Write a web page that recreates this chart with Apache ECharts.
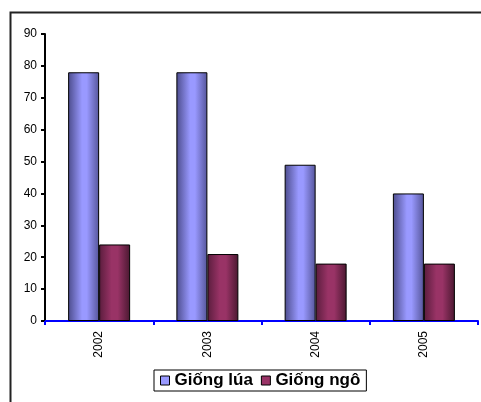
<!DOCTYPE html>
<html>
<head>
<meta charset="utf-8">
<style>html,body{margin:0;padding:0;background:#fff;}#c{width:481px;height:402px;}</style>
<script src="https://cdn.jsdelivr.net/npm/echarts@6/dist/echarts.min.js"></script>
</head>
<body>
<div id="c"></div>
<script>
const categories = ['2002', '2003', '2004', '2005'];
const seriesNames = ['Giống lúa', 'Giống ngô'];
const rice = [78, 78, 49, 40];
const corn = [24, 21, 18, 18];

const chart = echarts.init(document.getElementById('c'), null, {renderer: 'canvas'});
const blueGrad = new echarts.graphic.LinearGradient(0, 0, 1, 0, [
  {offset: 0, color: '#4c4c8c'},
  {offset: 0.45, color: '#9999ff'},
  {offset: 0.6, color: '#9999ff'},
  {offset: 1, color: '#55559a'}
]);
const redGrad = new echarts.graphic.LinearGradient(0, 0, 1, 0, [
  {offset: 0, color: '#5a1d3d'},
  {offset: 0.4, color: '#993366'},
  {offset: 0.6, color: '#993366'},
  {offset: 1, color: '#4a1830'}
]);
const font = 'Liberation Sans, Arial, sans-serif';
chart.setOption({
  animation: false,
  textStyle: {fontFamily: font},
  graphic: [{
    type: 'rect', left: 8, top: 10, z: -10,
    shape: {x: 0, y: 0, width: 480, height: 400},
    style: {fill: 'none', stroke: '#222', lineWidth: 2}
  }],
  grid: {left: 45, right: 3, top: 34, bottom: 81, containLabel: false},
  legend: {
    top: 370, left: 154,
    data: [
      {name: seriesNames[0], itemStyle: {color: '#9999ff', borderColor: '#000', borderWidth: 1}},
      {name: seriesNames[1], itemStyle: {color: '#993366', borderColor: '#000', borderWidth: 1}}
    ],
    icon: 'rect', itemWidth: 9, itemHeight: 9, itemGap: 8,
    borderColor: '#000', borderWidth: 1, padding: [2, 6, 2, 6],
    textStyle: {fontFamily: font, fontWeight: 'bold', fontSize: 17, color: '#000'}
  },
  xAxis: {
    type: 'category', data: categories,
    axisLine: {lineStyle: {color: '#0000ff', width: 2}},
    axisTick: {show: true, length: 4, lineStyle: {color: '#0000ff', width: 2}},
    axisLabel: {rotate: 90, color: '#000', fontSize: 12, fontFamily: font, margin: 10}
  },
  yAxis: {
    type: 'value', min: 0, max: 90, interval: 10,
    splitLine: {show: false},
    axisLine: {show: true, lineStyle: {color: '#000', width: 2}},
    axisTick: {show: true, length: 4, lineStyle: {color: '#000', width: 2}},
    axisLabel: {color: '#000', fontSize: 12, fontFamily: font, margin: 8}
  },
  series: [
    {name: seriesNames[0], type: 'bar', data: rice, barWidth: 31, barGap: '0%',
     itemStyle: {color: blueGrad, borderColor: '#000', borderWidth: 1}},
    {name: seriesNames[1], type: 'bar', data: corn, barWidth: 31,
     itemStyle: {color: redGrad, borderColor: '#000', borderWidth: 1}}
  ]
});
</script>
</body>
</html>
-------
- Task requirements -
Repeat only the lines between the start of the data and the line with "const corn = [24, 21, 18, 18];", including those two lines, and skip the pictures.

- Solution to this task -
Write a web page that recreates this chart with Apache ECharts.
<!DOCTYPE html>
<html>
<head>
<meta charset="utf-8">
<style>html,body{margin:0;padding:0;background:#fff;}#c{width:481px;height:402px;}</style>
<script src="https://cdn.jsdelivr.net/npm/echarts@6/dist/echarts.min.js"></script>
</head>
<body>
<div id="c"></div>
<script>
const categories = ['2002', '2003', '2004', '2005'];
const seriesNames = ['Giống lúa', 'Giống ngô'];
const rice = [78, 78, 49, 40];
const corn = [24, 21, 18, 18];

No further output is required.